PRESIDEN: HARGA TENDER JANGAN BERI PELUANG KLAIM TAMBAHAN BIAYA
Jakarta, Antara
Presiden Soeharto menginstruksikan Menko Ekuin dan Pengawasan Pembangunan Radius Prawiro agar dalam persetujuan tender antara instansi pemerintah, badan usaha milik negara serta penjual jasa tidak terdapat peluang untuk mengajukan tuntutan tambahan harga (over cost-run).
Radius menjelaskan instruksi Kepala Negara itu kepada wartawan sesudah bersama Mensesneg Moerdiono melaporkan kepada Presiden di Jakarta, Sabtu tentang pelaksanaan Inpres No I/1988.
“Dalam pelaksanaan-pelaksanaan tender itu harganya harus wajar dan tidak memberikan peluang mengadakan tuntutan (claim) tambahan biaya, karena perkiraan yang semula kurang tepat,” kata Radius yang didampingi Moerdiono.
Ia mengatakan, penyediaan dana tambahan melebihi anggaran yang sudah disepakati dalam tender hanya akan mengakibatkan kerugian lebih besar bagi proyek bersangkutan. Sebagai misal disebutnya pelaksanaan proyek yang terpaksa dihentikan akibat dananya tidak tersedia lagi.
Berdasarkan Inpres ini, maka tender pengadaan barang dan jasa yang dilakukan instansi pemerintah di atas Rp 3 miliar diputuskan oleh menteri bersangkutan dengan persetujuan Menko Ekuin/Wasbang.
Sedangkan tender yang nilainya antara Rp 1 miliar sampai Rp 3 miliar diputuskan oleh menteri bersangkutan.
Pemenang tender bernilai Rp 500 juta sampai Rp 1 miliar diputuskan oleh pejabat eselon l. Sebelumnya, pengadaan barang dan jasa bagi instansi pemerintah dan BUMN yang nilainya di atas Rp 500 juta dilakukan oleh sebuah tim di bawah Sekneg.
Ketika ditanya wartawan tentang kemungkinan terpaksanya pemasok ataupun kontraktor meminta dana tambahan, misalnya akibat devaluasi, Radius mengatakan, “bagaimana putusan dalam perjanjian itu disebutkan. Pokoknya perjanjian itu sudah ada standarnya”.
Pernah Tolak
Menko Ekuin/Wasbang Radius Prawiro mengatakan, pihaknya pernah menolak permintaan dari satu kontraktor proyek pemerintah yang menghendaki penyediaan dana tambahan dan masalah ini sudah dilaporkan kepada Presiden.

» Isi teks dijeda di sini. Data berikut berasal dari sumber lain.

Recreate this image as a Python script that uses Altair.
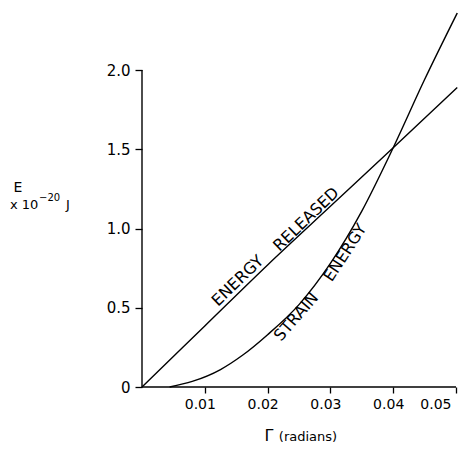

Kontraktor tersebut kemudian diinstruksikan tetap melaksanakan proyek sesuai dengan perjanjian.
Presiden Soeharto dalam kesempatan itu juga memberi petunjuk agar pemanfaatan sarana-sarana produksi seperti pestisida, dilakukan seefisen mungkin.
Sebagai misal, petani menggunakan pestisida seperlunya sesuai dengan program pengendalian hama terpadu (PHT).
“Subsidi yang disediakan untuk pestisida bisa dikurangi dan memprioritaskan penggunaan obat-obatan yang sudah diproduksi di dalam negeri,” kata Radius sambil menunjuk bahwa pemanfaatan pestisida yang sesuai dengan kebutuhan bisa menunjang upaya pelestarian lingkungan.
Ketika ditanya tentang jumlah subsidi pemerintah terhadap pupuk dan pestisida, Radius mengatakan, tidak hapal, namun jumlahnya masih cukup besar.
Sumber : ANTARA (17/09/1988)
Dikutip sesuai tulisan dan ejaan aslinya dari buku “Presiden RI Ke II Jenderal Besar HM Soeharto dalam Berita”, Buku X (1988), Jakarta : Antara Pustaka Utama, 2008, hal. 362-363.